From Iceland — RECAP: Saga of Egill Skalla-Grímsson

RECAP: Saga of Egill Skalla-Grímsson

Published March 17, 2017

Grayson Del Faro
Photo by
Inga Mæja

This saga starts out with some big, hairy asshole named Kveld-Úlfur (“evening-wolf”), who may or may not be a werewolf. He is suspected of such based on his frequent bouts of rage in the evenings, but these could just as easily be attributed to alcoholism or garden-variety domestic abuse. Werewolf seems like too easy an excuse. “I’m sorry, baby! I didn’t mean it! It was the wolf, I swear!” Wolf or not-wolf, he pisses off some super douchey kings of Norway, resulting in the death of one of his sons, so he and his other son set sail for Iceland, the land founded on the sole principle of freedom from Norwegian douchery. Unfortunately he dies on the way so they throw his coffin overboard and his son Skalla-Grímur decides to start a farm where his dad’s corpse washes up.

The good, the bad, and the fugly

He has two sons, Þórólfur and Egill. Þórólfur goes to Norway and gets cozy with the Norwegian royalty and Egill stays at home being a genius and a dick. In addition to the lycanthropy and/or general propensity toward abuse, he has inherited another key feature from his father and grandfather: fuck-ugliness. Þórólfur is the pretty one. Egill is one motherfuging fugly motherfugler. But he learns to ride horses and compose literary masterpieces by the age of three, so maybe he’s not totally hopeless in the love game. Ladies love horses and poems, right?

Having already killed a man at seven, he challenges his father who manifests his wolf-strength and splatters Egill’s BFF on the ground like a blood balloon so Egill kills one of his dad’s employees and then they’re totally in a fight. Like, officially. So Egill bullies his way onto his brother’s next trip to Norway, which he turns into a literally royal clusterfuck by reciting some salty poems to taunt them, then stabbing the king’s steward so violently that the nearest man promptly vomits into the bloodbath. The only good thing to come from this trip is that Egill begins a bromance with Arinbjörn, the only person he ever seems to truly love except maybe the wife Egill later steals from his dead brother. Spoiler alert, btw. It’s fine, his brother was boring anyway. The pretty ones always are.

Hindsight is 00/00

So he marries his sister-in-law and gets chummy with the kings of England. One day he is visiting King Aðalsteinn of England and he bumps into his arch-nemesis, King Eiríkur “Bloodaxe” who wants to start some shit. But his bro convinces Bloodaxe to spare his life in exchange for the dopest of poems, which Egill busts out to save his own ass. Soon after, both the kings die and the rest of the saga is drowned in mercilessly boring shit like inheritance feuds, legal struggles, and poems that even I find uninteresting as both a poet and a scholar. So take my word for it. My word for it is “nope.” Hell nope.

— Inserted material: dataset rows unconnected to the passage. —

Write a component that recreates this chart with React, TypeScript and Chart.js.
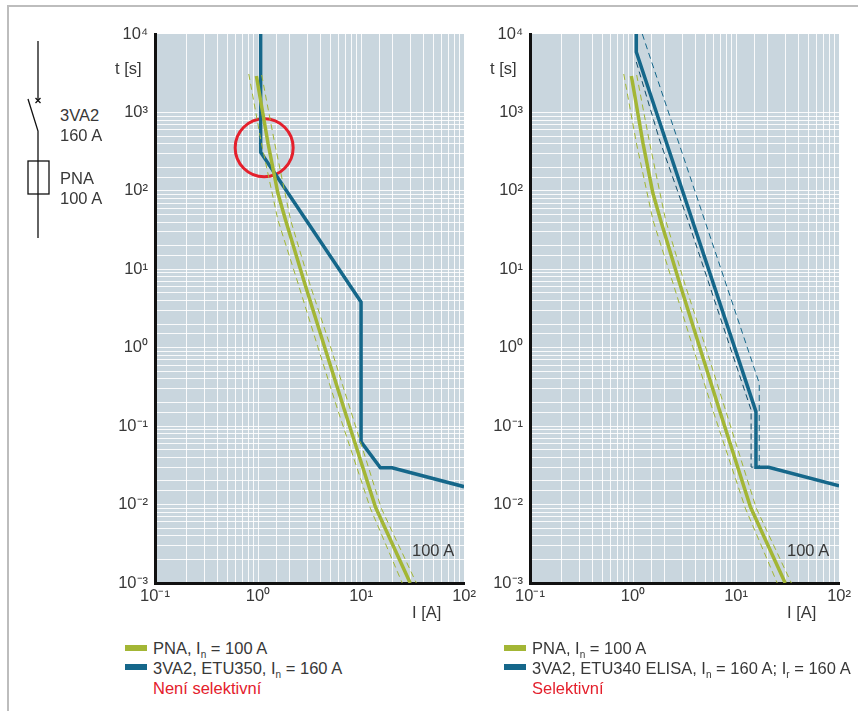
import React, { useEffect, useRef } from "react";
import { Chart, registerables } from "chart.js";

Chart.register(...registerables);

const FONT = '"Liberation Sans", Arial, sans-serif';
const TEXT = "#383838";
const GREEN = "#a3b635";
const BLUE = "#15678a";
const RED = "#e4202c";

const pnaI = [0.964, 1.25, 1.56, 1.85, 2.83, 4.42, 6.9, 13.8, 30];
const pnaT = [2913, 404, 93, 42.5, 6.68, 1.03, 0.161, 0.0093, 0.001];
const pnaLowI = [0.813, 1.078, 1.56, 2.44, 3.8, 5.94, 12.3, 25.1];
const pnaLowT = [3090, 407, 42.5, 6.68, 1.03, 0.161, 0.009, 0.001];
const pnaHighI = [1.085, 1.45, 2.07, 3.16, 5.05, 7.89, 15.7, 34.4];
const pnaHighT = [3000, 407, 42.5, 6.68, 1.03, 0.161, 0.009, 0.001];

const etu350I = [1.06, 1.06, 10, 10, 15.4, 20, 100];
const etu350T = [10000, 312, 3.83, 0.063, 0.0295, 0.0295, 0.0169];

const etu340I = [1.076, 1.076, 15.6, 15.6, 20.7, 100];
const etu340T = [10000, 5900, 0.153, 0.0299, 0.0299, 0.0173];
const etu340HighI = [1.23, 16.8, 16.8];
const etu340HighT = [10000, 0.352, 0.03];
const etu340LowI = [1.076, 1.81, 3.4, 5.94, 14, 14, 15.6];
const etu340LowT = [4395, 445, 42.5, 4.7, 0.161, 0.03, 0.03];

const markerI = [1.147];
const markerT = [355];

const SUP: Record<string, string> = { "-": "⁻", "0": "⁰", "1": "¹", "2": "²", "3": "³", "4": "⁴" };

const pts = (xs: number[], ys: number[]) => xs.map((x, i) => ({ x, y: ys[i] }));

const solid = (data: any[], color: string) => ({
  data,
  showLine: true,
  borderColor: color,
  borderWidth: 3.5,
  pointRadius: 0,
  tension: 0,
  borderJoinStyle: "miter" as const,
});
const dashed = (data: any[], color: string) => ({
  data,
  showLine: true,
  borderColor: color,
  borderWidth: 1,
  borderDash: [6, 4],
  pointRadius: 0,
  tension: 0,
});

const plotBg = {
  id: "plotBg",
  beforeDraw(c: any) {
    const { ctx, chartArea: a } = c;
    ctx.save();
    ctx.fillStyle = "#c9d6de";
    ctx.fillRect(a.left, a.top, a.right - a.left, a.bottom - a.top);
    ctx.restore();
  },
};

const tickLabel = (v: any) => {
  const l = Math.log10(Number(v));
  const r = Math.round(l);
  if (Math.abs(l - r) > 1e-6) return "";
  return "10" + String(r).split("").map((ch) => SUP[ch]).join("");
};

function makeConfig(datasets: any[]) {
  const font = { family: FONT, size: 16.5 };
  const gridWhite = "rgba(255,255,255,0.88)";
  return {
    type: "scatter" as const,
    data: { datasets },
    plugins: [plotBg],
    options: {
      animation: false as const,
      responsive: false,
      events: [],
      layout: { autoPadding: false, padding: { top: 24, right: 15, left: 0, bottom: 0 } },
      plugins: { legend: { display: false }, tooltip: { enabled: false } },
      scales: {
        x: {
          type: "logarithmic" as const,
          min: 0.1,
          max: 100,
          afterFit: (s: any) => { s.height = 47; },
          grid: { color: gridWhite, lineWidth: 1, drawTicks: false },
          border: { color: "#111111", width: 3 },
          ticks: { callback: tickLabel, autoSkip: false, maxRotation: 0, minRotation: 0, padding: 4, color: TEXT, font },
        },
        y: {
          type: "logarithmic" as const,
          min: 0.001,
          max: 10000,
          afterFit: (s: any) => { s.width = 55; },
          grid: {
            color: (ctx: any) => (ctx.tick && ctx.tick.value > 1000 ? "rgba(255,255,255,0)" : gridWhite),
            lineWidth: 1,
            drawTicks: false,
          },
          border: { color: "#111111", width: 3 },
          ticks: { callback: tickLabel, autoSkip: false, padding: 7, color: TEXT, font },
        },
      },
    },
  };
}

const abs = (left: number, top: number, extra: any = {}) => ({
  position: "absolute" as const,
  left,
  top,
  whiteSpace: "nowrap" as const,
  lineHeight: "18px",
  ...extra,
});

function Legend({ left, blue, note }: { left: number; blue: React.ReactNode; note: string }) {
  const sub = { fontSize: 10, position: "relative" as const, top: 4 };
  return (
    <>
      <div style={abs(left, 645, { width: 22, height: 6, background: GREEN, lineHeight: "6px" })} />
      <div style={abs(left, 664, { width: 22, height: 6, background: BLUE, lineHeight: "6px" })} />
      <div style={abs(left + 28, 639)}>PNA, I<span style={sub}>n</span> = 100 A</div>
      <div style={abs(left + 28, 659)}>{blue}</div>
      <div style={abs(left + 28, 679, { color: RED })}>{note}</div>
    </>
  );
}

export default function App() {
  const leftRef = useRef<HTMLCanvasElement>(null);
  const rightRef = useRef<HTMLCanvasElement>(null);

  useEffect(() => {
    const left = new Chart(leftRef.current!, makeConfig([
      dashed(pts(pnaLowI, pnaLowT), GREEN),
      dashed(pts(pnaHighI, pnaHighT), GREEN),
      solid(pts(pnaI, pnaT), GREEN),
      solid(pts(etu350I, etu350T), BLUE),
      {
        data: pts(markerI, markerT),
        pointRadius: 29,
        pointBorderWidth: 3,
        pointBorderColor: RED,
        pointBackgroundColor: "transparent",
      },
    ]) as any);
    const right = new Chart(rightRef.current!, makeConfig([
      dashed(pts(pnaLowI, pnaLowT), GREEN),
      dashed(pts(pnaHighI, pnaHighT), GREEN),
      solid(pts(pnaI, pnaT), GREEN),
      dashed(pts(etu340HighI, etu340HighT), BLUE),
      dashed(pts(etu340LowI, etu340LowT), "#0e4a68"),
      solid(pts(etu340I, etu340T), BLUE),
    ]) as any);
    return () => {
      left.destroy();
      right.destroy();
    };
  }, []);

  const sub = { fontSize: 10, position: "relative" as const, top: 4 };

  return (
    <div style={{ position: "absolute", left: 0, top: 0, width: 858, height: 711, background: "#fff", overflow: "hidden", fontFamily: FONT, fontSize: 16.5, color: TEXT }}>
      <div style={{ position: "absolute", left: 7, top: 5, width: 860, height: 720, border: "2px solid #bdbdbd", boxSizing: "border-box" }} />
      <canvas ref={leftRef} width={380} height={620} style={{ position: "absolute", left: 100, top: 10 }} />
      <canvas ref={rightRef} width={380} height={620} style={{ position: "absolute", left: 475, top: 10 }} />

      <svg width={60} height={250} style={{ position: "absolute", left: 0, top: 0 }} fill="none" stroke="#111" strokeWidth={1.3}>
        <path d="M38 41V100M28 99L38 131V238" />
        <path d="M35.5 98l5 5M40.5 98l-5 5" />
        <rect x={28} y={161} width={21} height={33} />
      </svg>
      <div style={abs(60, 106)}>3VA2</div>
      <div style={abs(60, 126)}>160 A</div>
      <div style={abs(60, 169)}>PNA</div>
      <div style={abs(60, 189)}>100 A</div>

      <div style={abs(115, 59)}>t [s]</div>
      <div style={abs(490, 59)}>t [s]</div>
      <div style={abs(412, 603)}>I [A]</div>
      <div style={abs(787, 603)}>I [A]</div>
      <div style={abs(412, 541)}>100 A</div>
      <div style={abs(787, 541)}>100 A</div>

      <Legend left={125} note="Není selektivní" blue={<>3VA2, ETU350, I<span style={sub}>n</span> = 160 A</>} />
      <Legend left={504} note="Selektivní" blue={<>3VA2, ETU340 ELISA, I<span style={sub}>n</span> = 160 A; I<span style={sub}>r</span> = 160 A</>} />
    </div>
  );
}
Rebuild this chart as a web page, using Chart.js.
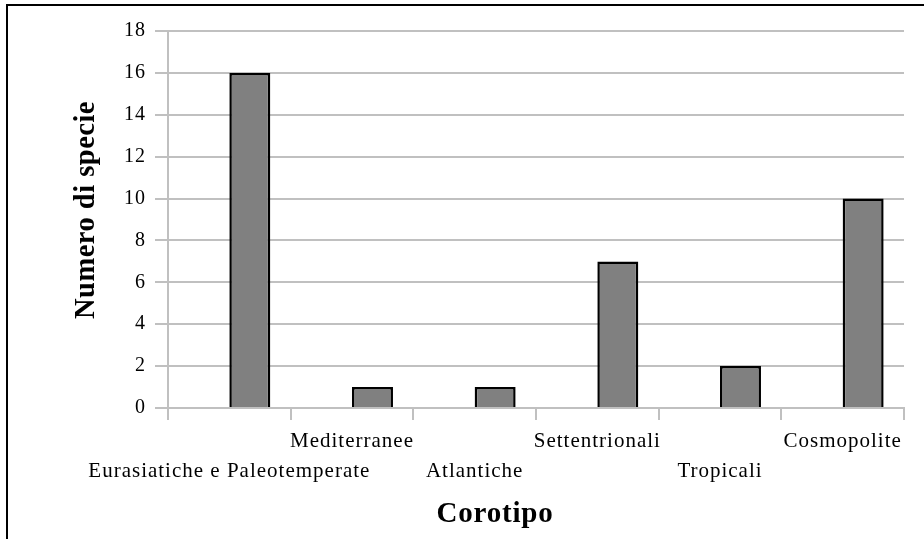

Egill grows older, meaner, and eventually blind. He spends his final days trying to keep warm by the fire, being shooed away from the fire, (possibly) starting Iceland’s still-going-strong monopolistic beverage corporation, and composing poems about his dead sons and the mean ladies who won’t let him sit by the fire. He also hides his fortune in the hills outside Reykjavík, so feel free to go fucking crazy digging shit up. I really wish there was literally anything else funny or violent that happens in the bajillion final pages of one of Iceland’s oldest and most magnificent literary treasures but there pretty much isn’t. I guess there’s a couple stabbings and some Jesusy stuff but trust me, it’s not even noteworthy. One noteworthy note, however, some of the beers from Borg (a subsidiary brewery of his apocryphal corporate legacy named after his farm) actually taste like beer. That can be harder to find in Iceland than Egill’s treasure. So lycanthropy, boredom, and literary heritage aside, let’s all be thankful for beer.

Morals of the story: 1. I was kidding about digging up treasure. Don’t do that. The landscape is already increasingly pockmarked by tourists lighting their literal shit on fire and greedy Icelanders’ aluminum poison fortresses. 2. There is no excuse for abuse. Not even werewolfishness. Kick that douche to the curb.